MATERIAL SUPPLIED:
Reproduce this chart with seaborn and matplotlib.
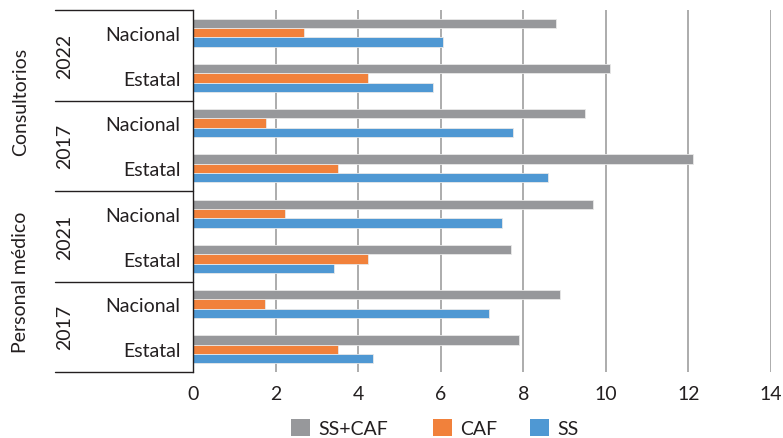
import matplotlib
matplotlib.use("Agg")
import matplotlib.pyplot as plt
import matplotlib.transforms as mtransforms
from matplotlib.patches import Patch
import pandas as pd
import seaborn as sns

# Rows from top to bottom: indicator, year, level
indicators = ["Consultorios"] * 4 + ["Personal médico"] * 4
years = ["2022", "2022", "2017", "2017", "2021", "2021", "2017", "2017"]
levels = ["Nacional", "Estatal"] * 4

series = ["SS+CAF", "CAF", "SS"]
ss_caf = [8.8, 10.1, 9.5, 12.1, 9.7, 7.7, 8.9, 7.9]
caf = [2.7, 4.25, 1.78, 3.5, 2.22, 4.23, 1.74, 3.5]
ss = [6.06, 5.81, 7.74, 8.6, 7.49, 3.42, 7.17, 4.37]

x_ticks = [0, 2, 4, 6, 8, 10, 12, 14]
colors = ["#97989b", "#f1813b", "#4f98d3"]
text_color = "#231f20"

rows = [f"{i} {y} {l}" for i, y, l in zip(indicators, years, levels)]
df = pd.DataFrame({
    "fila": rows * 3,
    "serie": sum([[s] * len(rows) for s in series], []),
    "valor": ss_caf + caf + ss,
})

sns.set_theme(style="white")
plt.rcParams["font.family"] = ["Lato", "DejaVu Sans"]
plt.rcParams["text.color"] = text_color

fig = plt.figure(figsize=(7.83, 4.39), dpi=100)
ax = fig.add_axes([193 / 783, 1 - 373 / 439, 578 / 783, 362 / 439])

sns.barplot(data=df, x="valor", y="fila", hue="serie", hue_order=series,
            order=rows, palette=colors, orient="h", width=0.62,
            edgecolor="#e8e8e8", linewidth=0.6, saturation=1, ax=ax,
            legend=False)

ax.set_xlim(0, 14)
ax.set_ylim(len(rows) - 0.5, -0.5)
ax.set_xticks(x_ticks)
ax.set_xticklabels([str(t) for t in x_ticks], fontsize=14, color=text_color)
ax.set_yticks(range(len(rows)))
ax.set_yticklabels(levels, fontsize=14, color=text_color)
ax.tick_params(axis="both", length=0)
ax.tick_params(axis="x", pad=9)
ax.tick_params(axis="y", pad=9)
ax.set_xlabel("")
ax.set_ylabel("")

for t in x_ticks[1:]:
    ax.axvline(t, color="#a6a6a6", linewidth=1.3, zorder=0)

for side in ["top", "right", "bottom"]:
    ax.spines[side].set_visible(False)
ax.spines["left"].set_color("#231f20")
ax.spines["left"].set_linewidth(1.0)

# Table-like separators on the category side
trans = mtransforms.blended_transform_factory(ax.transAxes, ax.transData)
x_left = (55 - 193) / 578
for yb in [-0.5, 1.5, 3.5, 5.5, 7.5]:
    ax.plot([x_left, 0], [yb, yb], color="#231f20", linewidth=1.0,
            transform=trans, clip_on=False)

# Year labels
year_x = (65 - 193) / 578
for k in range(0, len(rows), 2):
    ax.text(year_x, k + 0.5, years[k], rotation=90, ha="center", va="center",
            fontsize=14, color=text_color, transform=trans)

# Indicator labels
ind_x = (21 - 193) / 578
ax.text(ind_x, 1.5, "Consultorios", rotation=90, ha="center", va="center",
        fontsize=14, color=text_color, transform=trans)
ax.text(ind_x, 5.5, "Personal médico", rotation=90, ha="center", va="center",
        fontsize=14, color=text_color, transform=trans)

# Legend entries, one per series, placed along the bottom
legend_x = [291, 433, 530]
for name, c, lx in zip(series, colors, legend_x):
    fig.legend([Patch(facecolor=c, edgecolor="none")], [name],
               loc="center left", bbox_to_anchor=(lx / 783, 1 - 429 / 439),
               frameon=False, fontsize=14, handlelength=1.0, handleheight=1.0,
               handletextpad=0.4, borderpad=0, borderaxespad=0)

fig.savefig("out.png", dpi=100)
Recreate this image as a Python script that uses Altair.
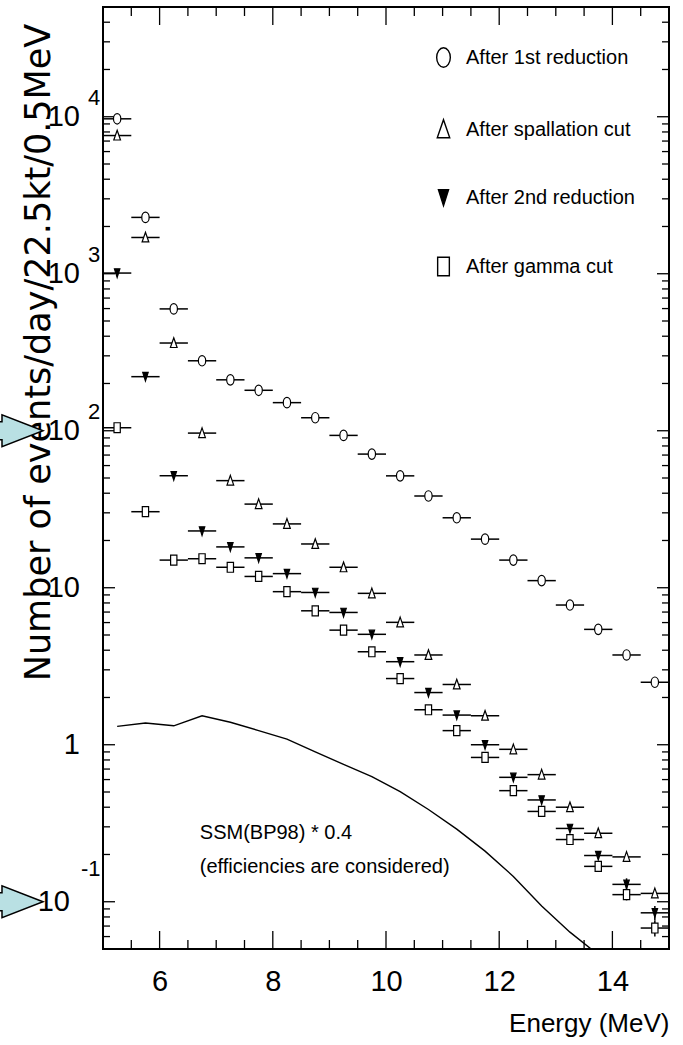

GIVEN PROBLEM: A faithful copy of the records above is needed, with the pictures left out.

OUTPUT FOR THIS TASK:
Reproduce this chart with seaborn and matplotlib.
import matplotlib
matplotlib.use("Agg")
import matplotlib.pyplot as plt
import matplotlib.transforms as mtransforms
from matplotlib.patches import Patch
import pandas as pd
import seaborn as sns

# Rows from top to bottom: indicator, year, level
indicators = ["Consultorios"] * 4 + ["Personal médico"] * 4
years = ["2022", "2022", "2017", "2017", "2021", "2021", "2017", "2017"]
levels = ["Nacional", "Estatal"] * 4

series = ["SS+CAF", "CAF", "SS"]
ss_caf = [8.8, 10.1, 9.5, 12.1, 9.7, 7.7, 8.9, 7.9]
caf = [2.7, 4.25, 1.78, 3.5, 2.22, 4.23, 1.74, 3.5]
ss = [6.06, 5.81, 7.74, 8.6, 7.49, 3.42, 7.17, 4.37]

x_ticks = [0, 2, 4, 6, 8, 10, 12, 14]
colors = ["#97989b", "#f1813b", "#4f98d3"]
text_color = "#231f20"

rows = [f"{i} {y} {l}" for i, y, l in zip(indicators, years, levels)]
df = pd.DataFrame({
    "fila": rows * 3,
    "serie": sum([[s] * len(rows) for s in series], []),
    "valor": ss_caf + caf + ss,
})

sns.set_theme(style="white")
plt.rcParams["font.family"] = ["Lato", "DejaVu Sans"]
plt.rcParams["text.color"] = text_color

fig = plt.figure(figsize=(7.83, 4.39), dpi=100)
ax = fig.add_axes([193 / 783, 1 - 373 / 439, 578 / 783, 362 / 439])

sns.barplot(data=df, x="valor", y="fila", hue="serie", hue_order=series,
            order=rows, palette=colors, orient="h", width=0.62,
            edgecolor="#e8e8e8", linewidth=0.6, saturation=1, ax=ax,
            legend=False)

ax.set_xlim(0, 14)
ax.set_ylim(len(rows) - 0.5, -0.5)
ax.set_xticks(x_ticks)
ax.set_xticklabels([str(t) for t in x_ticks], fontsize=14, color=text_color)
ax.set_yticks(range(len(rows)))
ax.set_yticklabels(levels, fontsize=14, color=text_color)
ax.tick_params(axis="both", length=0)
ax.tick_params(axis="x", pad=9)
ax.tick_params(axis="y", pad=9)
ax.set_xlabel("")
ax.set_ylabel("")

for t in x_ticks[1:]:
    ax.axvline(t, color="#a6a6a6", linewidth=1.3, zorder=0)

for side in ["top", "right", "bottom"]:
    ax.spines[side].set_visible(False)
ax.spines["left"].set_color("#231f20")
ax.spines["left"].set_linewidth(1.0)

# Table-like separators on the category side
trans = mtransforms.blended_transform_factory(ax.transAxes, ax.transData)
x_left = (55 - 193) / 578
for yb in [-0.5, 1.5, 3.5, 5.5, 7.5]:
    ax.plot([x_left, 0], [yb, yb], color="#231f20", linewidth=1.0,
            transform=trans, clip_on=False)

# Year labels
year_x = (65 - 193) / 578
for k in range(0, len(rows), 2):
    ax.text(year_x, k + 0.5, years[k], rotation=90, ha="center", va="center",
            fontsize=14, color=text_color, transform=trans)

# Indicator labels
ind_x = (21 - 193) / 578
ax.text(ind_x, 1.5, "Consultorios", rotation=90, ha="center", va="center",
        fontsize=14, color=text_color, transform=trans)
ax.text(ind_x, 5.5, "Personal médico", rotation=90, ha="center", va="center",
        fontsize=14, color=text_color, transform=trans)

# Legend entries, one per series, placed along the bottom
legend_x = [291, 433, 530]
for name, c, lx in zip(series, colors, legend_x):
    fig.legend([Patch(facecolor=c, edgecolor="none")], [name],
               loc="center left", bbox_to_anchor=(lx / 783, 1 - 429 / 439),
               frameon=False, fontsize=14, handlelength=1.0, handleheight=1.0,
               handletextpad=0.4, borderpad=0, borderaxespad=0)

fig.savefig("out.png", dpi=100)
Recreate this image as a Python script that uses Altair.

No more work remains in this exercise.